[APWG] ECOSYSTEM RESTORATION and weed management projects

Craig Dremann - Redwood City Seed Company Craig at astreet.com
Mon Feb 14 12:54:31 CST 2011


Dear Wayne and All,

Thanks for your email.

I completely agree with you, we need to review weed management and
restoration projects, especially the huge ones here in California, where
CALFED has been spending $100 million each year for the last decade,
supposedly to fight the weeds and restore habitat for the Listed
Endangered fish of the Sacramento delta.

The CALTRANS project was not mine, but was a project to convert solid
yellow star thistle along the Interstate that caught fire every summer,
back to local perennial native grasses, working with UC Davis,  that you
can see at http://www.ecoseeds.com/road.test.html

SHAW’s Santa Cruz Project, was only 1% of my technologies, and Shaw
himself invented the rest of the 99% trade secret technologies that worked
perfectly, and enabled him to convert his 74 acre weed patch from 1992, to
2000 consisting of 99% native cover with over 100 species.

Shaw has a web page at http://www.libertygarden.com and anyone wanting to
view what I call--The Promised Land--should contact Michael directly and
arrange for a visit.

IDAHO--I taught classes to the USFS and BLM on how to use their own local
native seeds in their forests in Idaho and in CA, WA, OR, MT, CO, SD and
WY at, http://www.ecoseeds.com/classes.html.

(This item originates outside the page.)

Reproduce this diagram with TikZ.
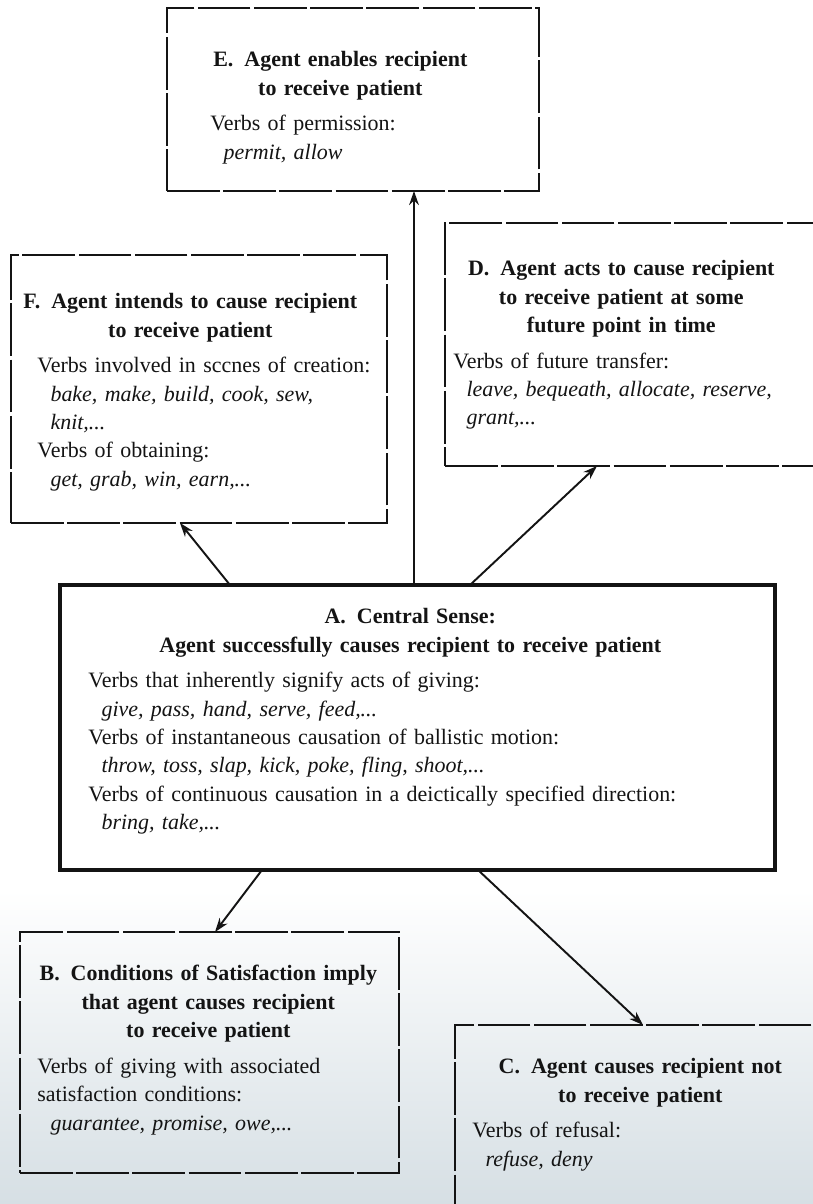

I was also hired to encourage the USFS, to use small-scale test plots of
local natives in the Franklin Basin that you can see their successful test
plots at
http://www.fs.fed.us/r4/caribou-targhee/publications/monitoring/cariboumonitoring02_03.pdf

More details were posted about Franklin Basin on this list on August 18,
2009 at
http://lists.plantconservation.org/pipermail/apwg_lists.plantconservation.org/2009-August/001665.html

Also, in Idaho, I was a participant in a very important meeting in 2000 in
Boise, about the use of exotic seeds by the Department of Interior, BLM,
in the tens of millions of pounds per year on public lands, that you can
read at http://www.ecoseeds.com/juicy.gossip.six.html

I love the picture on my web page, of the rugged cowboy/farm advisor 
standing amongst the newest exotic invasive legume species that the
government has introduced to sow and spread in California wildlands.

I just saw True Grit in the theater this weekend, and it was filmed for
the high elevation conifer forest/grasslands near Santa Fe, NM, and for
the oak woodlands/grasslands somewhere in the hill country around Austin
TX.

If we consider the landscape as the main character of that movie, and look
at what is happening to that main character, then that film tells a very
different and interesting story.  The cowboys were just the most recent
players on this billion year old continent/stage.

If you look at the understory and grasslands--they are totally wasted,
grazed to within an inch of their lives, and the wildflowers were all
extinct, even though they should have been present and blooming, the time
of year they were filming those areas.

And the oak woodlands are all even-aged, with no seedlings and no elders. 
On the good side, the riparian shots are decent, and there are some wispy
native grasses, probably an Elymus species,  in the oak understory.

Unfortunately,  missing in the entire movie, you do not see any native
mammals, no ground squirrels, no deer, plus not a single bird--either
chirping and none visible flying--nor for the night scenes, a single
cricket or frog sound.

And it was also sad to see, when the go into the Indian Territory, that
there was only a single adult Indian is in the movie, and the two Indian
children on their own land, get kicked several times by the cowboy.

We need to encourage the local natives including the birds and the
crickets and the frogs and the people, and convert our weed areas back to
native cover, and make sure that we are not kicking the natives out and
leaving bare areas where the exotics can colonize in the future.